Private companies in the middle market face many challenges when confronting a decision to sell or divest. Owners often have concerns about timing of the market and frequently develop uncertainty over preconceived valuations of their business.  Transaction teams may lack the relationships or networks to effectively establish a competitive bidding strategy with multiple buyers. Additionally, the sell-side marketing process takes time and resources that may not be readily available. The list goes on.

With Winston Street, you have access to a full service M&A firm that can help you address the most complex issues related to your transaction. We use a deliberate sell-side program that will set up your business to achieve maximum results.

Details of our Sell-Side Services

If you’re like us, you want to see the details. Below are a few specifics related to our sell-side process.

We work with management to ensure the business is prepared on every level prior to “going to market.” At this early stage we begin to formulate the transaction’s anticipated valuation range and preferred deal structures. Another critical component at this stage is to identify any potential obstacles that will need to be prepared for in advance of marketing efforts.

Marketing materials are generally created in order to provide potential buyers with the necessary information required to make an informed decision about whether to acquire the selling company. Marketing materials generally include a blind or redacted “teaser” book, aimed at confidentially assessing a potential buyer’s interest, as well as a full scope marketing book complete with an investment thesis, operational information and a full set of historical financial statements and projections.

We work with our clients to develop an approved list of potential buyers to approach. Generally, we find that private companies in the middle market benefit the most from a private or limited auction with multiple potential buyers; however, it is not uncommon to approach a single buyer when extreme confidentiality is required or even a public auction when the owners only concern is maximizing the purchase price.

A buyer will usually convey its interest in a letter of interest or a letter of intent.

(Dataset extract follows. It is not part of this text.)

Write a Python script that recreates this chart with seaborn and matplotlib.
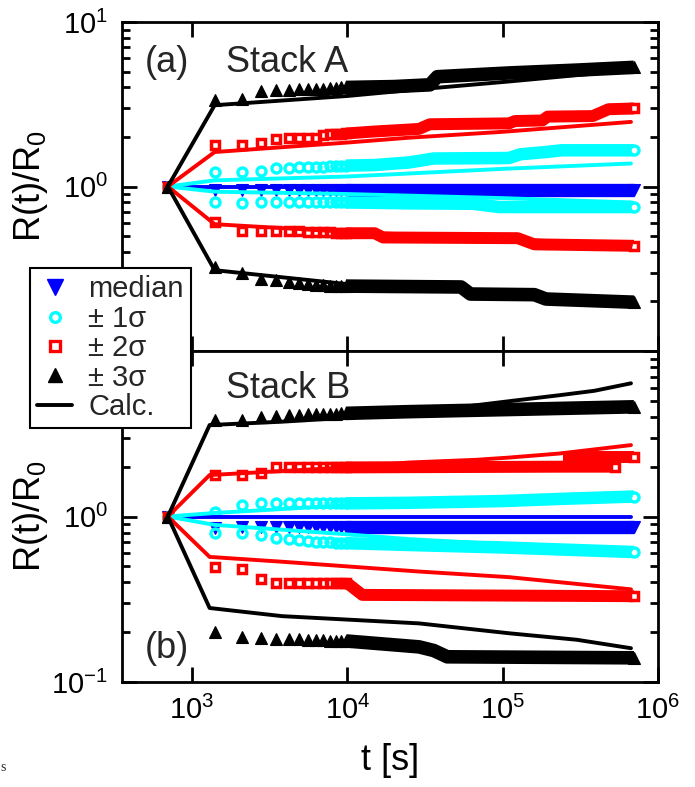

It is prudent at this stage to take a step back and analyze the details of each proposal for the quantitative and qualitative value implied within the offer. While typically non-binding (though some clauses within a letter of intent may have binding attributes), these offers indicate the major parameters by which a buyer envisions a successful transaction occurring. It is critical to present a detailed comparison of the available offers and the impact each has on our client’s valuation, tax implications, proposed transition and many other aspects that relate to the transaction’s objectives.

Due diligence is a stressful process for many business managers. Unfortunately, it is a necessary part of a transaction. While some documents can be prepared for in advance of a buyer’s diligence request, we often find that buyers have different reasons why they are looking to acquire a business and attempting to predict a buyer’s data request prior to diligence may result in unnecessary work and multiple document refreshes. With Winston Street’s approach to diligence, we manage the entire process in a professional yet conducive process while ensuring that a buyer’s request for data is adequately screened for reasonableness, relevance and in some instances, void of sensitive information.

Throughout the diligence process, the legal teams for both the buyer and seller will begin to compose and circulate drafts of the proposed purchase and sale agreement and other related agreements (employment or noncompete agreements or promissory notes). Many of the clauses within the agreements contain financial and/or tax implications to which Winston Street can help navigate. Often, these documents serve as the formal way in which the parties negotiate with one another. While many of the requirements necessary to achieve a successful close will have been identified prior to the drafting of the agreements, there will undoubtedly be clauses that will be disputed between the parties. Winston Street closely monitors these disputes (with a keen focus on our client’s objectives) and, if possible, coordinates the effort to find resolutions.

Keeping the transaction on schedule is the primary focus at this stage of the process. While the deal may seem to be all but closed, it is not uncommon for last minute changes in the purchase price or revised terms and conditions. Suffice to say, patience and continued focus are required right up to and often beyond closing, depending on employment commitments and/or post-closing adjustments that may be specified in the purchase and sale agreement.